A 2021 soybean harvest in the Primorye territory, Russia.PHOTO: YURI SMITYUK/ZUMA PRESS

Currency crunch

China imported about $380 million worth of Russian soybeans last year, which it uses for cooking oil and animal feed, Chinese customs data show. It imported more than $19 billion of soybeans from the U.S.

Russian protectionism is one reason it doesn’t sell more soybeans to China, according to Chinese academics. The Russian regions that border China are fertile ground for growing soybeans and other staples. Since 2021, Russia has imposed 20% tariffs on soybean exports in what Moscow said was a bid to force investors to build processing plants in Russia. A Russian newspaper recently reported that officials are considering raising the tariff to 50%.

Before the invasion of Ukraine, most China-Russia trade was settled in U.S. dollars or Euros, an arrangement upended by Western sanctions. Chinese companies now struggle to get paid. One survey by local central-bank officials of Chinese companies that trade with Russia found that after the invasion of Ukraine, 60% of them had suspended operations or were barely scraping by because of logistical and financial hurdles from the sanctions.

Russian and Chinese companies have sought to trade more goods using the Chinese yuan.
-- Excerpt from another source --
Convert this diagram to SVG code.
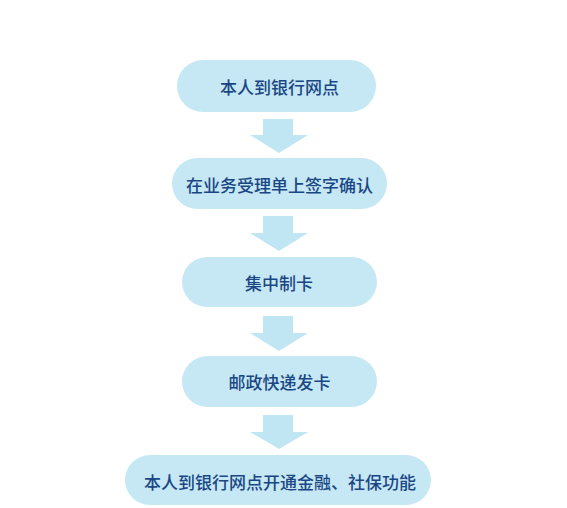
<svg xmlns="http://www.w3.org/2000/svg" width="567" height="508" viewBox="0 0 567 508">
<style>
.node rect{fill:#c6e8f4}
.node text{font-family:"Noto Sans CJK SC","Noto Sans",sans-serif;font-size:17px;font-weight:500;fill:#1a4784;text-anchor:middle;dominant-baseline:central}
.arrow{fill:#c0e6f3}
</style>
<rect width="567" height="508" fill="#ffffff"/>
<g id="connectors">
<path class="arrow" d="M263,119 H293 V135 H308 L279,153 L250,135 H263 Z"/>
<path class="arrow" d="M263,216 H293 V233 H308 L279,251 L250,233 H263 Z"/>
<path class="arrow" d="M263,316 H293 V333 H308 L279,351 L250,333 H263 Z"/>
<path class="arrow" d="M263,415 H293 V432 H308 L279,449 L250,432 H263 Z"/>
</g>
<g id="node1" class="node"><rect x="177" y="60" width="199" height="52" rx="26"/><text x="279.5" y="86">本人到银行网点</text></g>
<g id="node2" class="node"><rect x="172" y="158" width="215" height="51" rx="25.5"/><text x="279.5" y="184">在业务受理单上签字确认</text></g>
<g id="node3" class="node"><rect x="182" y="257" width="195" height="50" rx="25"/><text x="279" y="282">集中制卡</text></g>
<g id="node4" class="node"><rect x="182" y="356" width="195" height="51" rx="25.5"/><text x="279.5" y="381">邮政快递发卡</text></g>
<g id="node5" class="node"><rect x="125" y="455" width="306" height="50" rx="25"/><text x="280" y="481">本人到银行网点开通金融、社保功能</text></g>
</svg>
One is the Heihe City Dasheng Economic and Trade Co., which has been helping to send goods back and forth across the border for around a decade. 

On a morning last week, workers were loading spare industrial parts onto a truck bound for Russia. A manager of the Chinese company said his customers tended to be Chinese intermediaries in Russia who hadn’t been hurt by U.S. sanctions because many of them paid in yuan for imported goods purchased from China.

Russia’s growing dependency on the yuan makes Russia more vulnerable to Chinese actions should relations between the two countries falter, said Alexandra Prokopenko, a former Russian central-bank official now living in Germany. 

“Russian leaders like to emphasize the unprecedented strategic cooperation between the two countries,” Ms. Prokopenko wrote in February for the website of the Carnegie Endowment for International Peace. “Yet in reality, this cooperation makes Moscow increasingly dependent on Beijing.”